■ SET PROBLEM
Write out word for word each line of the records, beginning at the first and stopping after the line with "root_edge = 0.80". Leave the pictures out.

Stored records
----------

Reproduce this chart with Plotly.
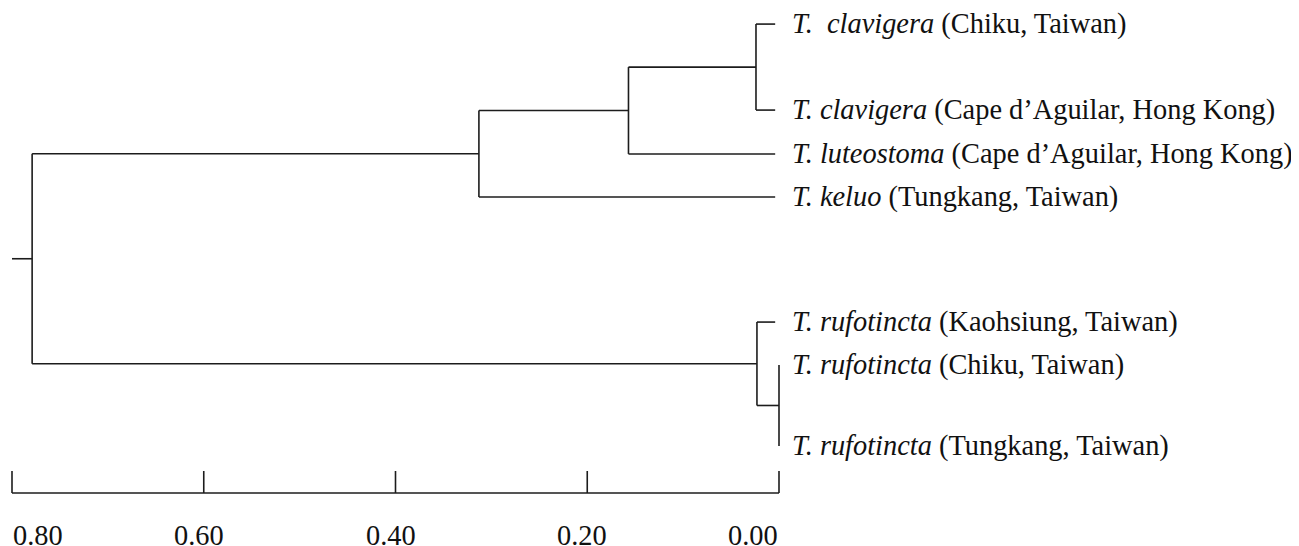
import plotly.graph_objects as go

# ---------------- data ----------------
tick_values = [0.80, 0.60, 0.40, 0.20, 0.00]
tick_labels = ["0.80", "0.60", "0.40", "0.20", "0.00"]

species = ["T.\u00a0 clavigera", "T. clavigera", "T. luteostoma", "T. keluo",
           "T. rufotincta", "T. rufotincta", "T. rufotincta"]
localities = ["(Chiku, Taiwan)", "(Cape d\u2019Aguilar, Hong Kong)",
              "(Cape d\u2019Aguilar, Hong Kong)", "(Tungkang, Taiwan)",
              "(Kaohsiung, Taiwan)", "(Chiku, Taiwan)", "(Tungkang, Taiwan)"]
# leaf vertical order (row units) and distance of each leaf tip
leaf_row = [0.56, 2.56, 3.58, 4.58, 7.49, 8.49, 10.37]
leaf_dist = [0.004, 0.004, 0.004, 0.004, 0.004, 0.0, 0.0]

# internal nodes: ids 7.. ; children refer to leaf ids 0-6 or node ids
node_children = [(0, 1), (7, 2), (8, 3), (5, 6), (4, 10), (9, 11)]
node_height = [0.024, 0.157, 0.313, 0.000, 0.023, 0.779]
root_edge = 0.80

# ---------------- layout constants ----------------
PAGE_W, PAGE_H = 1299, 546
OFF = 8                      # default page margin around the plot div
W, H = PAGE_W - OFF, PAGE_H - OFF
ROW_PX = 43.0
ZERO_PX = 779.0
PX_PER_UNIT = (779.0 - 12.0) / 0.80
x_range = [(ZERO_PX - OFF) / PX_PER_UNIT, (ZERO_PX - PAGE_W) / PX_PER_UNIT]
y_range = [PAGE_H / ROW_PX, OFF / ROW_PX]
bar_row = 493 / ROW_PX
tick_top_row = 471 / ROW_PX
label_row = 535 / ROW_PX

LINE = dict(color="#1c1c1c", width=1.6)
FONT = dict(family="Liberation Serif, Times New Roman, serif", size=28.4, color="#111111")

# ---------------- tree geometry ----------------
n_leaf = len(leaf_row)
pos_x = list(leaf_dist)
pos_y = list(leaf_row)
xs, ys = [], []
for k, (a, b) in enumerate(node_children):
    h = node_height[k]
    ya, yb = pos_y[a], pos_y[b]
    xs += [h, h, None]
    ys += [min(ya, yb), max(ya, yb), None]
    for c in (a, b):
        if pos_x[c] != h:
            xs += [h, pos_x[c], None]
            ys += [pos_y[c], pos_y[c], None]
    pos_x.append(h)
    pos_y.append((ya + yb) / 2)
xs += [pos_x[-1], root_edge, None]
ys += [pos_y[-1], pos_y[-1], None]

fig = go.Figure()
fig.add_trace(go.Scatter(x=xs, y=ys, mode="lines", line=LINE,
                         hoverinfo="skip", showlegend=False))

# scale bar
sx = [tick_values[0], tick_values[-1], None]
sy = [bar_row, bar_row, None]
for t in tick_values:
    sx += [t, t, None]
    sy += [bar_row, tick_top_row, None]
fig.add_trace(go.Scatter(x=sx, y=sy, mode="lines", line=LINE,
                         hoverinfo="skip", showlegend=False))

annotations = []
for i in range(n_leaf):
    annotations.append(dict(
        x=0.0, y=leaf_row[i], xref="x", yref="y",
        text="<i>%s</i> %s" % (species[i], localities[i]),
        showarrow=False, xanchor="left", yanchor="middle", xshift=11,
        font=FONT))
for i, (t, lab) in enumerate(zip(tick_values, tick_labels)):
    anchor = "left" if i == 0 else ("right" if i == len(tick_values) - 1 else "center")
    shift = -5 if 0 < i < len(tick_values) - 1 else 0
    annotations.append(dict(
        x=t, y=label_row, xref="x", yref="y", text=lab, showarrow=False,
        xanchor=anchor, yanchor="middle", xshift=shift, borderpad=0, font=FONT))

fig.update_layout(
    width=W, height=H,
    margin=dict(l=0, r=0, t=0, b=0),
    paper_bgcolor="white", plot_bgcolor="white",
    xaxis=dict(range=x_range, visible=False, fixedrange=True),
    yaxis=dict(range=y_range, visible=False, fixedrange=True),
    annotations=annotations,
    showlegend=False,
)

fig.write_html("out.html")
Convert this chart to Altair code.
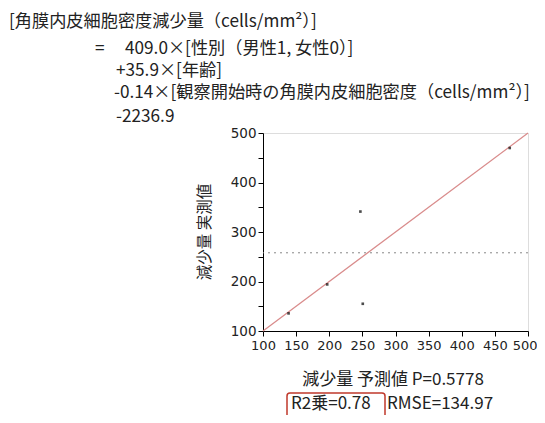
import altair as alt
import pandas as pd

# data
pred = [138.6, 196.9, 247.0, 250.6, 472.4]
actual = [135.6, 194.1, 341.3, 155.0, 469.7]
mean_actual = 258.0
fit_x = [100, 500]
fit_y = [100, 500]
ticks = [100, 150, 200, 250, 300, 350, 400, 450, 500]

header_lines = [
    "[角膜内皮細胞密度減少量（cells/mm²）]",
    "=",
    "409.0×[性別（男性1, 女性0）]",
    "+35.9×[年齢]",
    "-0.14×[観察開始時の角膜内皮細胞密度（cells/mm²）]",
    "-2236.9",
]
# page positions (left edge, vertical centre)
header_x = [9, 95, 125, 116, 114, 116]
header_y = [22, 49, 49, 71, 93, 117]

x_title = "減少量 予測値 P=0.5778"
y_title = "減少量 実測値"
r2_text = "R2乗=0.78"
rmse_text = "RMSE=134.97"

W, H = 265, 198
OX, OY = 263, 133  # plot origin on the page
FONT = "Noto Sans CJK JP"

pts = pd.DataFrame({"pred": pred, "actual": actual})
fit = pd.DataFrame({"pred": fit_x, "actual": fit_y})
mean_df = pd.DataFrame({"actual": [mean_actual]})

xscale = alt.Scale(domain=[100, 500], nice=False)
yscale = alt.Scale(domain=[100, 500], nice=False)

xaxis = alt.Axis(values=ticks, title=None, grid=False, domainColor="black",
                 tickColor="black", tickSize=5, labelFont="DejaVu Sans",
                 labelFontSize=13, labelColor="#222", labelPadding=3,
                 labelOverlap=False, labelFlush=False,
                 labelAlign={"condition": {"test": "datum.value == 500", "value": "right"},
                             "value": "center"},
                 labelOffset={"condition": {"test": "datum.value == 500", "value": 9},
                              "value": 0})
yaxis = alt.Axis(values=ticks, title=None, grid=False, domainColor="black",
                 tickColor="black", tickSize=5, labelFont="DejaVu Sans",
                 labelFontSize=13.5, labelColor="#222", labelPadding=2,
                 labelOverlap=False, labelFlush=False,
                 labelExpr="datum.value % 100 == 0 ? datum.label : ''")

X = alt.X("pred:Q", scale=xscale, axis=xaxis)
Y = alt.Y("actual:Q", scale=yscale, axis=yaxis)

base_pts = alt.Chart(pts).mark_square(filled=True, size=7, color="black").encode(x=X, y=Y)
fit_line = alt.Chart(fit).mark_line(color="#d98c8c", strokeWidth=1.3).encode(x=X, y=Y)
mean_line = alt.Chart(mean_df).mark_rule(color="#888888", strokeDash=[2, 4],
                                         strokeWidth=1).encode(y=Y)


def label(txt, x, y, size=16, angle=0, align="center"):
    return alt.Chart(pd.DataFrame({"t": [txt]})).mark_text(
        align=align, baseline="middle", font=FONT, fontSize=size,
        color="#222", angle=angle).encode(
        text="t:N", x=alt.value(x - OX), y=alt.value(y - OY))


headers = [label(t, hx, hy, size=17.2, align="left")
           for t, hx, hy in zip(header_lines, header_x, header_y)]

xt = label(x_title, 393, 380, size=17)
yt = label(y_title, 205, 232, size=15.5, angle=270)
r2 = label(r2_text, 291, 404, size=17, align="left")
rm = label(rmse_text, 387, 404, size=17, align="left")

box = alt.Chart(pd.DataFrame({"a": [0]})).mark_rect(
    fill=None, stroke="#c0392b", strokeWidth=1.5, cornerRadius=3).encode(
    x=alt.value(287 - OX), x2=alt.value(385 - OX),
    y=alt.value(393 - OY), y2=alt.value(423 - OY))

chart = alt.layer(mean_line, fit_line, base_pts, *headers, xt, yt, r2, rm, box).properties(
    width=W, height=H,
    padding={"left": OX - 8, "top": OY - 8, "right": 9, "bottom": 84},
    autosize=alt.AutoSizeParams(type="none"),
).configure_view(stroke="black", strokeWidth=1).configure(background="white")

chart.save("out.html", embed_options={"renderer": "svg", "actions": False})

----------

■ SOLVED PROBLEM
Reproduce this chart with Plotly.
import plotly.graph_objects as go

# ---------------- data ----------------
tick_values = [0.80, 0.60, 0.40, 0.20, 0.00]
tick_labels = ["0.80", "0.60", "0.40", "0.20", "0.00"]

species = ["T.\u00a0 clavigera", "T. clavigera", "T. luteostoma", "T. keluo",
           "T. rufotincta", "T. rufotincta", "T. rufotincta"]
localities = ["(Chiku, Taiwan)", "(Cape d\u2019Aguilar, Hong Kong)",
              "(Cape d\u2019Aguilar, Hong Kong)", "(Tungkang, Taiwan)",
              "(Kaohsiung, Taiwan)", "(Chiku, Taiwan)", "(Tungkang, Taiwan)"]
# leaf vertical order (row units) and distance of each leaf tip
leaf_row = [0.56, 2.56, 3.58, 4.58, 7.49, 8.49, 10.37]
leaf_dist = [0.004, 0.004, 0.004, 0.004, 0.004, 0.0, 0.0]

# internal nodes: ids 7.. ; children refer to leaf ids 0-6 or node ids
node_children = [(0, 1), (7, 2), (8, 3), (5, 6), (4, 10), (9, 11)]
node_height = [0.024, 0.157, 0.313, 0.000, 0.023, 0.779]
root_edge = 0.80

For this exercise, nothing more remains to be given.